One of ML images biggest challenges is their size, which can slow down processes. Average notebooks are 12–15 GB because they often contain Nvidia CUDA drivers, framework binaries, etc. Loading a new job can become a bottleneck because it takes a long time to download the images. To solve this Lyft created a warm cache on every node in the cluster. They also pre-cache the most commonly used images.
While Kubernetes has autoscaling, starting a new instance can still take awhile. Lyft uses Packr to generate AMIs. Packr helps Lyft pre-bake images and cut down on the build time. Kubernetes has priority classes to create lower priority jobs and specify extra capacity for jobs waiting to be preempted. This technique allows Lyft to setup notebooks fast, making data scientists and ML engineers more productive.

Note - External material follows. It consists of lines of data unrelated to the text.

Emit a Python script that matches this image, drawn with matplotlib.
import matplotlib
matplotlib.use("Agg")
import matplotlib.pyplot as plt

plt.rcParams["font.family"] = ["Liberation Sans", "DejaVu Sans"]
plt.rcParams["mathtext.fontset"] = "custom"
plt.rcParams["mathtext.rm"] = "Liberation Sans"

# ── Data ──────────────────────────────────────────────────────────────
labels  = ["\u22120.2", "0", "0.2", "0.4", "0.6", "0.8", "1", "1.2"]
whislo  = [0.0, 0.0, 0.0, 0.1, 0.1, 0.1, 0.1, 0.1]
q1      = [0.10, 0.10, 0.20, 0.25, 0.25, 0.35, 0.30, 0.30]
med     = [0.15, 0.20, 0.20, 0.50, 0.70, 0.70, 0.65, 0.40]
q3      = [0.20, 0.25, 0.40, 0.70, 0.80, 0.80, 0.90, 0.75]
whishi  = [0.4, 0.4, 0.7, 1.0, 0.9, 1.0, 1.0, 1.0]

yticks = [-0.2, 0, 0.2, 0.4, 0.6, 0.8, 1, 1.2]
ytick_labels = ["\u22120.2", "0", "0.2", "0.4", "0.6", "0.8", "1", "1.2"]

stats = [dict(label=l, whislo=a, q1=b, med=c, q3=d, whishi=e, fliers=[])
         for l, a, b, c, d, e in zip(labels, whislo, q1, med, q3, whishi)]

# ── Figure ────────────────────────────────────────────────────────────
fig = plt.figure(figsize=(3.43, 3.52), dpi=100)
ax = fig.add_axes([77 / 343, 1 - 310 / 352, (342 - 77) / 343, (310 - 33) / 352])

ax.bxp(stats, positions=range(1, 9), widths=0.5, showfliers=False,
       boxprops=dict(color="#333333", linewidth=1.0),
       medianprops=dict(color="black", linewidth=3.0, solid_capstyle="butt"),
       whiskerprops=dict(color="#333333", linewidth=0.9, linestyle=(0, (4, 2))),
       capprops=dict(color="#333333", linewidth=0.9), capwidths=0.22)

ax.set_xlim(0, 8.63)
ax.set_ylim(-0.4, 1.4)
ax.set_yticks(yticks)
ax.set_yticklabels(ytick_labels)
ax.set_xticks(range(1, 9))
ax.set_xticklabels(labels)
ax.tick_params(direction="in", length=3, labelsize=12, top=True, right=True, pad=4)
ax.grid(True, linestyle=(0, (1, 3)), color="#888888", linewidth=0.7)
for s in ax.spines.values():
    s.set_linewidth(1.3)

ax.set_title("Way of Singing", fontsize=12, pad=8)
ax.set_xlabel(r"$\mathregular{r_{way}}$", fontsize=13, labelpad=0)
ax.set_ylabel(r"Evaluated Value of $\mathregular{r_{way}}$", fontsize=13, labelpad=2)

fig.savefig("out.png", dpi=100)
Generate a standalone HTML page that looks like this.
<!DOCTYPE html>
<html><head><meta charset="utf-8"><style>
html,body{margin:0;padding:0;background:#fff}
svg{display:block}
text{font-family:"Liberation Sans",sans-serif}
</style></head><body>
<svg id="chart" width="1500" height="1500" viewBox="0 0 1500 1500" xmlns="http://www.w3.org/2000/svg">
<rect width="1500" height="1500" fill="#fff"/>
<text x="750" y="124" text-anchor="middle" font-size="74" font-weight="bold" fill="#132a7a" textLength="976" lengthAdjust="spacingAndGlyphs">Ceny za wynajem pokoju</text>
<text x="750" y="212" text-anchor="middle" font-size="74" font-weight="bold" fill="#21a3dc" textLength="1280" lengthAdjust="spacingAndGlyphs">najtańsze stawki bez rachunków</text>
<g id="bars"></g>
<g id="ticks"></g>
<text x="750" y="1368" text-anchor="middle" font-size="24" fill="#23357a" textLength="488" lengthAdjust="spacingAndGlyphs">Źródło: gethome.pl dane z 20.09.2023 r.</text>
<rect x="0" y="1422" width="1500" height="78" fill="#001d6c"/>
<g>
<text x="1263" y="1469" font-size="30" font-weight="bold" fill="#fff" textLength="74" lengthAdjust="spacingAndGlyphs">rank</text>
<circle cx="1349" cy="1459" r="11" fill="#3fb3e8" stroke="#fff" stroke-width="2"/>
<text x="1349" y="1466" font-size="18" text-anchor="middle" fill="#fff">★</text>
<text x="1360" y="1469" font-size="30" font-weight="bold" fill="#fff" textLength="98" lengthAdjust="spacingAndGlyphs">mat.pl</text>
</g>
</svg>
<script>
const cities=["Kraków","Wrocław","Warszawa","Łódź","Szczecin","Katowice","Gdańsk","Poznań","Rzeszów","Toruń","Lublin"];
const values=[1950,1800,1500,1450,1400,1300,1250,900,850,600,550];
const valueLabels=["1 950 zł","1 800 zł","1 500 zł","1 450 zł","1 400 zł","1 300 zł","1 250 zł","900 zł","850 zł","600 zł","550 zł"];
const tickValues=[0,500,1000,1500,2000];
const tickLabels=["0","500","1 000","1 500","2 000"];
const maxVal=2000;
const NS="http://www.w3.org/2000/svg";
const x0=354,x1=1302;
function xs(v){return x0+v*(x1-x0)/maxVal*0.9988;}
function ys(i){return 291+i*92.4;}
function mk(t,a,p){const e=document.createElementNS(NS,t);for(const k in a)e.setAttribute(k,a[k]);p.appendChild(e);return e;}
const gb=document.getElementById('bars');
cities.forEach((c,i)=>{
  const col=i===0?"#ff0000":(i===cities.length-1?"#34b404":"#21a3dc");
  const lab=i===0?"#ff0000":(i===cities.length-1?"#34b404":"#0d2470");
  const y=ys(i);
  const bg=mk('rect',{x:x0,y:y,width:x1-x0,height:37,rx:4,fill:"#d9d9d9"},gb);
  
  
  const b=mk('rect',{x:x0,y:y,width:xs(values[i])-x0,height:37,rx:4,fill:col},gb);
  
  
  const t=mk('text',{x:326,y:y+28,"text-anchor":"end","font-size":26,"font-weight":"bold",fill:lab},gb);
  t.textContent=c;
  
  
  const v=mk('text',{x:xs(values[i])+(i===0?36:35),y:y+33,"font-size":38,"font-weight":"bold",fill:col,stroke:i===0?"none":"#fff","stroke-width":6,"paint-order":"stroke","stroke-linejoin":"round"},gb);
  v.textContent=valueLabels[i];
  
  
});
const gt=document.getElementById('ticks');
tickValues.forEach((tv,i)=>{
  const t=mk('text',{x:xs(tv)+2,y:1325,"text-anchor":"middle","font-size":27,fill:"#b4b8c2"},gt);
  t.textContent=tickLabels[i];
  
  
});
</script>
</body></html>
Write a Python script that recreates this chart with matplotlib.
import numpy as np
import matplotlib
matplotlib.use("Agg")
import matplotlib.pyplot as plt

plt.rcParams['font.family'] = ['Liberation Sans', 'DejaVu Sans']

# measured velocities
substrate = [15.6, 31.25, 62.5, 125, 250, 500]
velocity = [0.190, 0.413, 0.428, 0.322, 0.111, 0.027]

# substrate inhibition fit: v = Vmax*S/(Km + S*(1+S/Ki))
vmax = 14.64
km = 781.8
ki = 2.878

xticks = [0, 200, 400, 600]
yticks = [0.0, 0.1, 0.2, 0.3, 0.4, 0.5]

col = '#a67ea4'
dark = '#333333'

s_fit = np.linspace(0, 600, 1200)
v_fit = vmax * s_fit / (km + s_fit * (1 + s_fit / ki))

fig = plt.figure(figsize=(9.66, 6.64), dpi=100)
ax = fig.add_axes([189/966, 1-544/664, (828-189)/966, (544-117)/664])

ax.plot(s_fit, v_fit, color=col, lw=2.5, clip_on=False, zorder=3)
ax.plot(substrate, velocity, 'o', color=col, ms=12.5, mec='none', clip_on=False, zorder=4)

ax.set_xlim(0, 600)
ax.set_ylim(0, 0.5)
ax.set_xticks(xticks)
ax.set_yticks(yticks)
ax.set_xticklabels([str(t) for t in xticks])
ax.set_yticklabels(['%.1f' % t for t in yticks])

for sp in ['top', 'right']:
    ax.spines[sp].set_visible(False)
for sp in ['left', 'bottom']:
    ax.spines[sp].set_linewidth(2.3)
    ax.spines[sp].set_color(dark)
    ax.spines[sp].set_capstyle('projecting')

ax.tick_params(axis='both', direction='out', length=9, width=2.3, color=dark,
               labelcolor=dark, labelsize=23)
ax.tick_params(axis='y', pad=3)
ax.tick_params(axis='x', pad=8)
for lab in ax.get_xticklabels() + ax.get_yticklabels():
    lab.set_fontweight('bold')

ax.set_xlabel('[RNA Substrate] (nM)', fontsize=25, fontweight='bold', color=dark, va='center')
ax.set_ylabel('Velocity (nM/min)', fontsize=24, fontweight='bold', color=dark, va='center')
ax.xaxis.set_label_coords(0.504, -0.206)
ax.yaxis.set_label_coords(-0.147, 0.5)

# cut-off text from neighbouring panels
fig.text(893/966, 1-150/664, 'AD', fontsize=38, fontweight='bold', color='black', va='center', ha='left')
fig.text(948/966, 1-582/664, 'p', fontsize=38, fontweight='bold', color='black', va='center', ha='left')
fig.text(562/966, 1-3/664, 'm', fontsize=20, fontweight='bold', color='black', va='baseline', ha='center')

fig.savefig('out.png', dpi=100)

Schedulers are key. During the conference speakers emphasized the need to use schedulers. Attendees referenced Luigi and Airflow the most. Spotify developed the Luigi python package that helps build pipelines for batch jobs. It holds logic between the tasks and chains them together. Maxime Beauchemin created Airflow which uses operators as the unit of abstraction for tasks and defines workflows as DAGs. GitHub star growth suggests strong community support for both solutions with Airflow exhibiting impressive recent adoption rates.
DataEngConf reinforced that algorithm advancements are driving data platform innovation. Data growth continues to increase, but data integration and management can be hard. However, multi-step ETL processes, containers/Kubernetes, and schedulers help make data engineers lives easier.